Le Chivté Israël ajoute que l’impétuosité de ces tribus leur couta une Mitsva annuelle. La Michna nous enseigne que l’on ne peut pas apporter des Bikourim (prémices des fruits) depuis Ever Hayarden. Le Mé Chiloa’h précise la signification des Bikourim ; l’agriculteur passe une année entière à travailler son champ, et à attendre que les fruits poussent. Quand ils apparaissent enfin sur les arbres, l’agriculteur pourrait vouloir les cueillir rapidement. La Torah lui enjoint de donner d’abord les premiers fruits au Cohen ; il doit attendre avant d’en profiter personnellement. Donc, l’un des messages véhiculés par la Mitsva des Bikourim est de développer la patience. Il se peut, écrit le Chivté Israël, que ceux qui résidaient Néever Hayarden n’eurent pas le droit d’apporter les Bikourim à cause du défaut qui les fit rester là-bas – l’impatience, vice que les Bikourim sont censés neutraliser
Il est intéressant de noter que l’un des personnages les plus pernicieux de la Torah nous enseigne une leçon sur l’importance de la patience et sur le fait d’éviter de prendre des décisions imprudentes. Kora’h est décrit par ’Hazal comme « Pikéa’h »[7] (perspicace) et Rav Issakhar Frand analyse cet adjectif. Quand on examine l’histoire de Kora’h, une difficulté peut être soulevée : ’Hazal affirment que si Kora’h entama une telle Ma’hloket (dispute) contre Moché, c’était à cause de sa déception de voir Elitsafan ben Ouziel nommé Nassi de la tribu de Lévi, alors qu’il était lui-même plus âgé[8] ; il pensait que ce titre lui revenait. Or ceci se passa bien avant que Kora’h ne s’insurge contre Moché et ne l’attaque. Pourquoi a-t-il attendu tant de temps ? Kora’h réalisa qu’il serait très difficile de convaincre le peuple de se révolter contre Moché et il comprit qu’il aurait plus de chance de réussir si les gens étaient déjà un peu insatisfaits. C’est ce qui se produisit après l’épisode des explorateurs, quand il fut décrété quarante ans d’errance dans le désert à cause de leur faute. C’est ce moment que Kora’h jugea propice pour semer la discorde. C’est pour cela qu’il est qualifié de « Pikéa’h » — un Pikéa’h ne prend pas de décisions hâtives, il attend le moment opportun, qui lui garantit un maximum de réussite.[9] Malheureusement, la perspicacité de Kora’h fut utilisée incorrectement, mais ceci n’annule pas l’exemple que l’on peut en tirer, qui contraste avec la décision impétueuse des Bné Gad et Réouven.

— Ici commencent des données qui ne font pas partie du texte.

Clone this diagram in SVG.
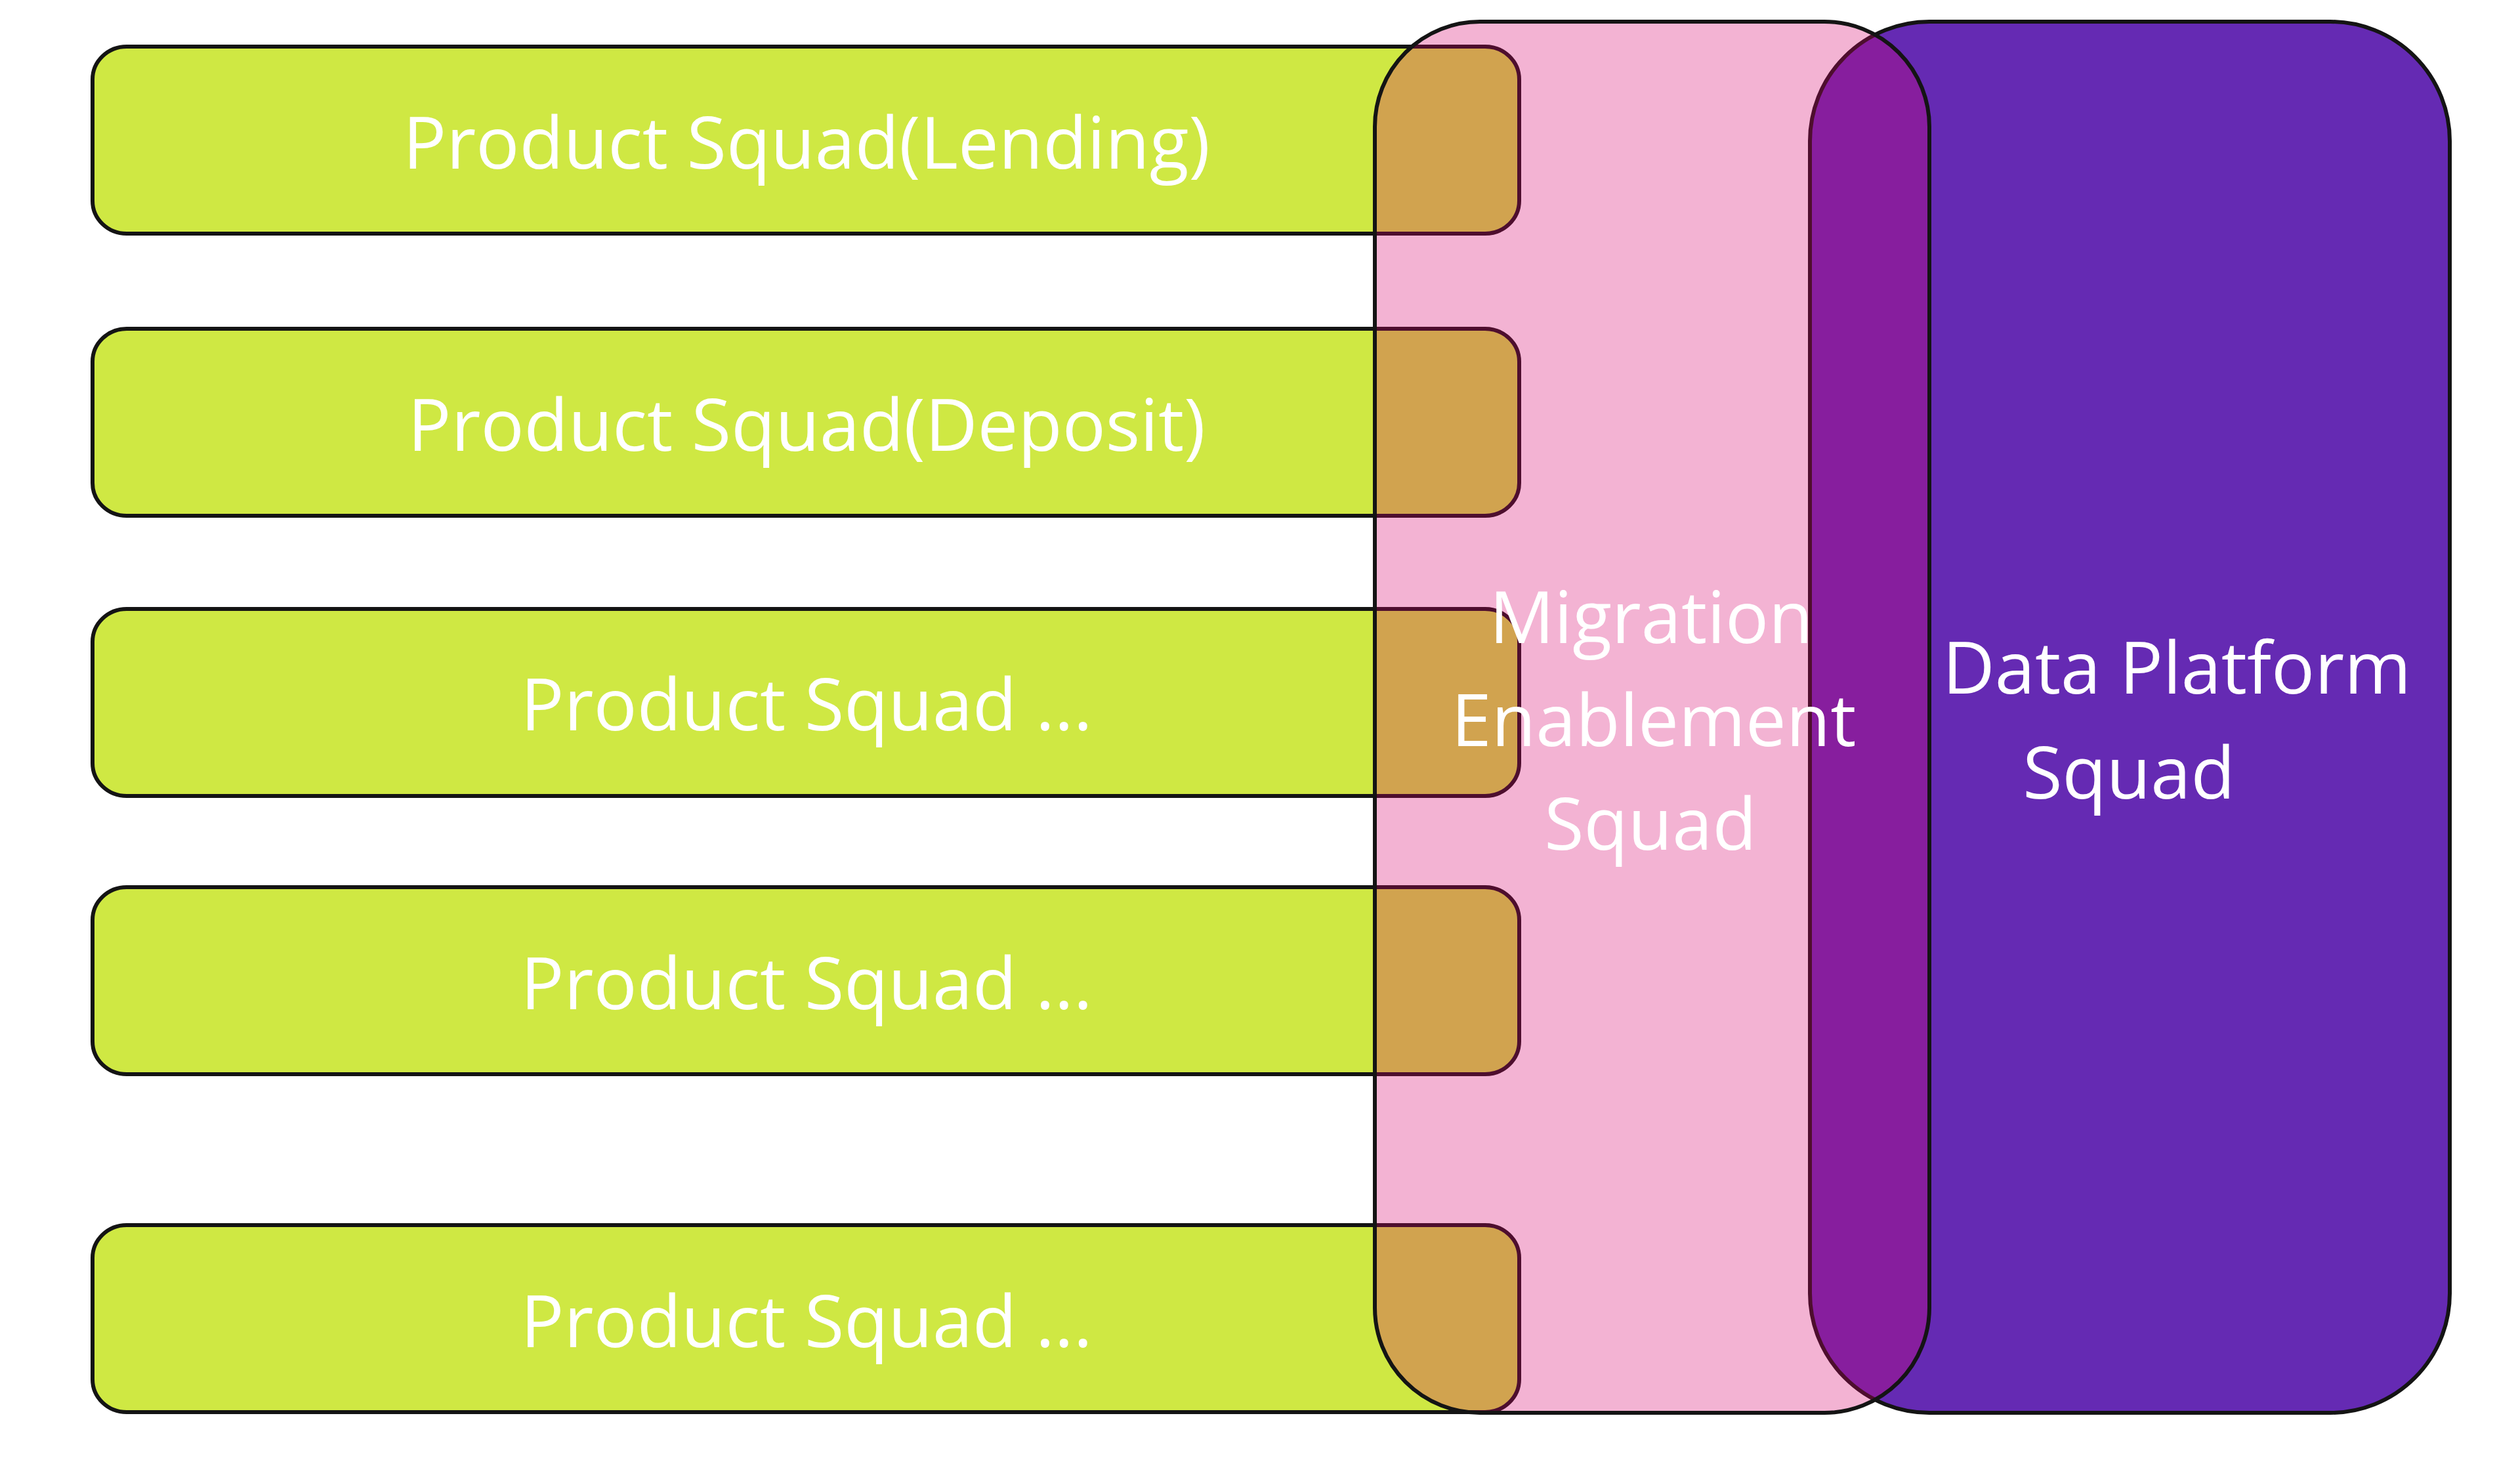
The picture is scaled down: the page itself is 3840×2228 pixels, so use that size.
<svg xmlns="http://www.w3.org/2000/svg" width="3840" height="2228" viewBox="0 0 3840 2228">
<style>
.lbl{font-family:"Open Sans","Liberation Sans",sans-serif;font-size:110px;fill:#ffffff;text-anchor:middle}
.green{fill:#CFE843;stroke:#141414;stroke-width:6}
.pink{fill:#D7026C;fill-opacity:0.3;stroke:#141414;stroke-width:6}
.purple{fill:#652AB3;stroke:#141414;stroke-width:6}
</style>
<rect width="3840" height="2228" fill="#ffffff"/>
<g id="data-platform-squad">
<rect class="purple" x="2758" y="33" width="975" height="2120" rx="182" ry="182"/>
<text class="lbl" x="3317" y="1057">Data Platform</text>
<text class="lbl" x="3244" y="1217">Squad</text>
</g>
<g id="product-squad-lending">
<rect class="green" x="141" y="71" width="2174" height="285" rx="52" ry="50"/>
<text class="lbl" x="1229" y="257">Product Squad(Lending)</text>
</g>
<g id="product-squad-deposit">
<rect class="green" x="141" y="501" width="2174" height="285" rx="52" ry="50"/>
<text class="lbl" x="1229" y="687">Product Squad(Deposit)</text>
</g>
<g id="product-squad-3">
<rect class="green" x="141" y="928" width="2174" height="285" rx="52" ry="50"/>
<text class="lbl" x="1229" y="1113">Product Squad ...</text>
</g>
<g id="product-squad-4">
<rect class="green" x="141" y="1352" width="2174" height="285" rx="52" ry="50"/>
<text class="lbl" x="1229" y="1538">Product Squad ...</text>
</g>
<g id="product-squad-5">
<rect class="green" x="141" y="1867" width="2174" height="285" rx="52" ry="50"/>
<text class="lbl" x="1229" y="2053">Product Squad ...</text>
</g>
<g id="migration-enablement-squad">
<rect class="pink" x="2095" y="33" width="845" height="2120" rx="160" ry="160"/>
<text class="lbl" x="2516" y="980">Migration</text>
<text class="lbl" x="2520" y="1137">Enablement</text>
<text class="lbl" x="2515" y="1295">Squad</text>
</g>
<g id="connectors"></g>
</svg>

Puissions-nous développer les qualités de patience et de perspicacité.
[1] Midrach Tan’houma, Mattot 5.
[2] Michlé 20:21.
[3] Ibid.
[4] Voir Parachat Vayichla’h, 35:22.
[5] Rapporté par Rav Issakhar Frand.
[6] Ceci s’applique également à la moitié de la tribu de Ménaché, qui s’installa aussi de l’autre côté du Jourdain.